Americans are accustomed to receiving traditional mail fairly efficiently -- without undue delay and at not too high a cost -- via the U.S. Postal Service.
But that service is threatened by massive financial losses at the Postal Service. The agency expects to have almost a $10 billion deficit this fiscal year and might run completely out of money within months.
Well, a lot of things, but one of the biggest issues is email. Tens of millions of Americans and U.S. businesses are simply not using the Postal Service nearly as much as they used to, because they can send so much of their correspondence via computer with email. It saves them a great deal of time and money.
But at the same time, the huge drop in the use of traditional mail has helped generate correspondingly huge deficits at the Postal Service.
Now, the Postal Service is nearing default on billions of dollars it owes to finance its retirees' health coverage.

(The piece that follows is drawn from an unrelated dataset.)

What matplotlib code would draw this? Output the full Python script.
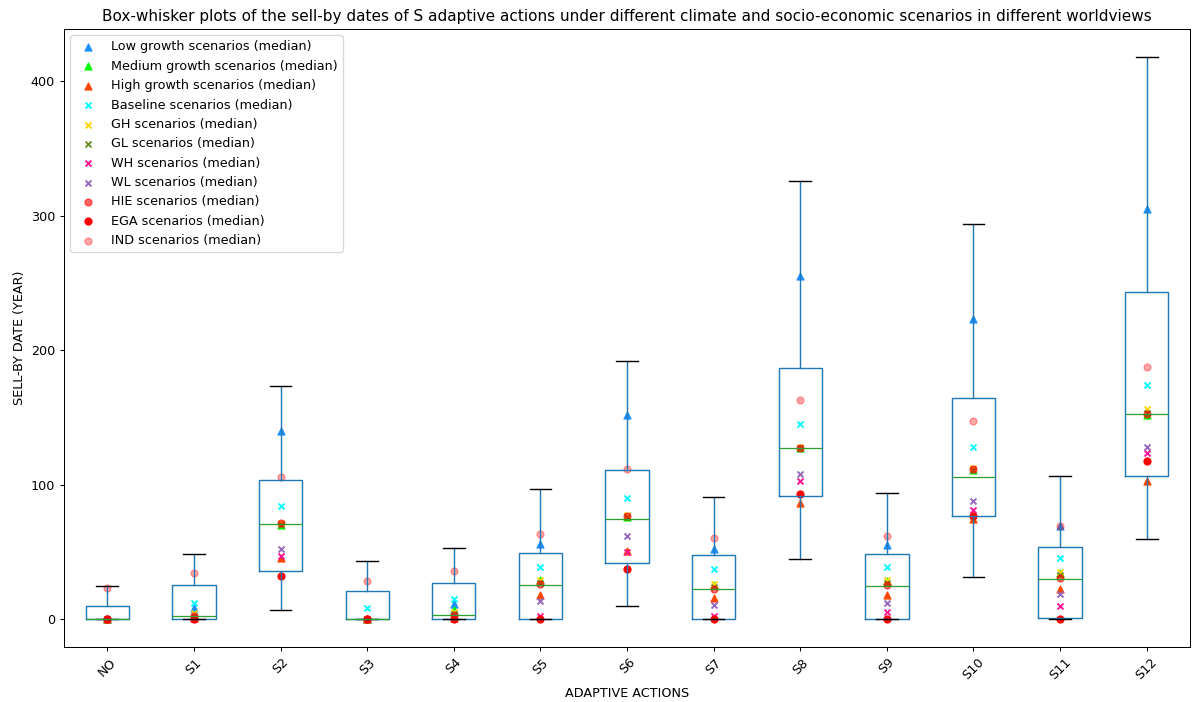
import matplotlib
matplotlib.use("Agg")
import matplotlib.pyplot as plt

# Adaptive actions (x categories)
actions = ["NO", "S1", "S2", "S3", "S4", "S5", "S6", "S7", "S8", "S9", "S10", "S11", "S12"]

# Box statistics of sell-by dates (years) across all scenarios
whisker_low = [0, 0, 6.7, 0, 0, 0, 9.4, 0, 44.5, 0, 31.3, 0, 59.4]
quartile_1 = [0, 0, 35.8, 0, 0, 0, 41.7, 0, 91.7, 0, 76.3, 0.5, 106.6]
medians = [0, 2.0, 70.7, 0, 3.0, 25.3, 74.5, 21.9, 127.4, 24.6, 105.8, 29.6, 152.5]
quartile_3 = [9.5, 25.6, 103.6, 21, 26.6, 49, 111, 47.2, 186.5, 48, 164, 53.7, 243]
whisker_high = [24.8, 48.2, 173.4, 43, 53, 96.4, 192, 90.7, 326, 94, 294, 106.6, 418]

# Medians per scenario group
low_growth = [0, 8, 140, 0, 11, 56, 151.5, 51.7, 255, 55, 222.8, 69, 304.8]
medium_growth = [0, 3, 70, 0, 6.7, 29, 76, 25, 127, 28, 111, 33.8, 152]
high_growth = [0, 1, 45, 0, 1, 18, 50.7, 15.9, 86, 17.9, 74.3, 22.6, 102.8]
baseline = [0, 12.2, 84, 8.4, 14.7, 38.7, 89.7, 36.8, 145.3, 38.7, 128, 45.5, 174.4]
gh = [0, 4.7, 71, 0, 5, 29, 77, 26, 128, 29, 112, 35, 156]
gl = [0, 2, 70, 0, 4, 27, 76, 24, 127, 27, 111, 33, 153]
wh = [0, 0, 47, 0, 0, 2.2, 50, 2.2, 102.8, 4.8, 81.2, 9.7, 123.5]
wl = [0, 1, 52, 0, 2, 13.4, 61.4, 10.4, 107.8, 12.2, 87.7, 18.4, 127.7]
hie = [0, 2, 71, 0, 3, 26, 76.7, 22.6, 127.4, 25, 111.5, 30.8, 152.5]
ega = [0, 0, 32, 0, 0, 0, 37, 0, 92.6, 0, 76.7, 0, 117.7]
ind = [23, 34, 105.4, 28, 36, 63, 111.5, 60.4, 163, 62, 147, 69, 187.5]

DPI = 91.5
W, H = 1192, 702
fig = plt.figure(figsize=(W / DPI, H / DPI), dpi=DPI)
ax = fig.add_axes([64 / W, 55 / H, 1126 / W, 618 / H])

positions = list(range(1, len(actions) + 1))
stats = [
    dict(label=a, whislo=lo, q1=q1, med=m, q3=q3, whishi=hi, fliers=[])
    for a, lo, q1, m, q3, hi in zip(actions, whisker_low, quartile_1, medians,
                                     quartile_3, whisker_high)
]
ax.bxp(stats, positions=positions, widths=0.5, showfliers=False,
       boxprops=dict(color="#1f77b4", linewidth=1.1),
       whiskerprops=dict(color="#1f77b4", linewidth=1.1),
       capprops=dict(color="k", linewidth=1.1),
       medianprops=dict(color="#2ca02c", linewidth=1.0))

groups = [
    (low_growth, "^", "dodgerblue", 1.0, "Low growth scenarios (median)"),
    (medium_growth, "^", "lime", 1.0, "Medium growth scenarios (median)"),
    (high_growth, "^", "orangered", 1.0, "High growth scenarios (median)"),
    (baseline, "x", "cyan", 1.0, "Baseline scenarios (median)"),
    (gh, "x", "gold", 1.0, "GH scenarios (median)"),
    (gl, "x", "olivedrab", 1.0, "GL scenarios (median)"),
    (wh, "x", "deeppink", 1.0, "WH scenarios (median)"),
    (wl, "x", "tab:purple", 1.0, "WL scenarios (median)"),
    (hie, "o", "red", 0.6, "HIE scenarios (median)"),
    (ega, "o", "red", 1.0, "EGA scenarios (median)"),
    (ind, "o", "red", 0.35, "IND scenarios (median)"),
]
for values, marker, color, alpha, label in groups:
    ax.scatter(positions, values, marker=marker, color=color, alpha=alpha,
               s=22 if marker == "x" else 30, label=label)

ax.set_xlim(0.5, len(actions) + 0.5)
ax.set_xticks(positions)
ax.set_xticklabels(actions, rotation=45)
ax.set_xlabel("ADAPTIVE ACTIONS")
ax.set_ylabel("SELL-BY DATE (YEAR)")
ax.set_title("Box-whisker plots of the sell-by dates of S adaptive actions under different "
             "climate and socio-economic scenarios in different worldviews", fontsize=12)
ax.legend(loc="upper left", scatterpoints=1)

fig.savefig("out.png", dpi=DPI)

Not surprisingly, the agency is pleading its case with Washington for aid, and the Obama administration appears inclined to try to provide assistance of some type. The administration has proposed giving the Postal Service an extra three months to make a $5.5 billion payment that is due at the end of this month. It also has said it will come up with a plan to "stabilize" the Postal Service, The New York Times reported.
Meanwhile, Postmaster General Patrick Donahoe has suggested closing thousands of little-used post offices around the country and laying off 120,000 employees. The trouble is, the Postal Service is constrained by labor contracts that make it hard to lay off workers.
There is no easy solution to the Postal Service's problems. Many Americans still rely on the agency for mail delivery and don't want the number of delivery days reduced. Stamp price increases big enough to cover a significant portion of the current losses would drive away customers. And certainly taxpayers should not be put on the hook for any sort of bailout. (Bizarrely, U.S. Sen. Claire McCaskill, D-Mo., suggests the Postal Service could generate revenue by having a big ad campaign urging people to write more letters.)
It seems obvious that at least part of the solution is to close under-used post offices, relax union rules that block layoffs of workers who are not needed, and otherwise economize so that the size of the Postal Service matches our country's actual need for it. That would be painful, but the federal government should not shield the Postal Service from the market forces that affect private companies.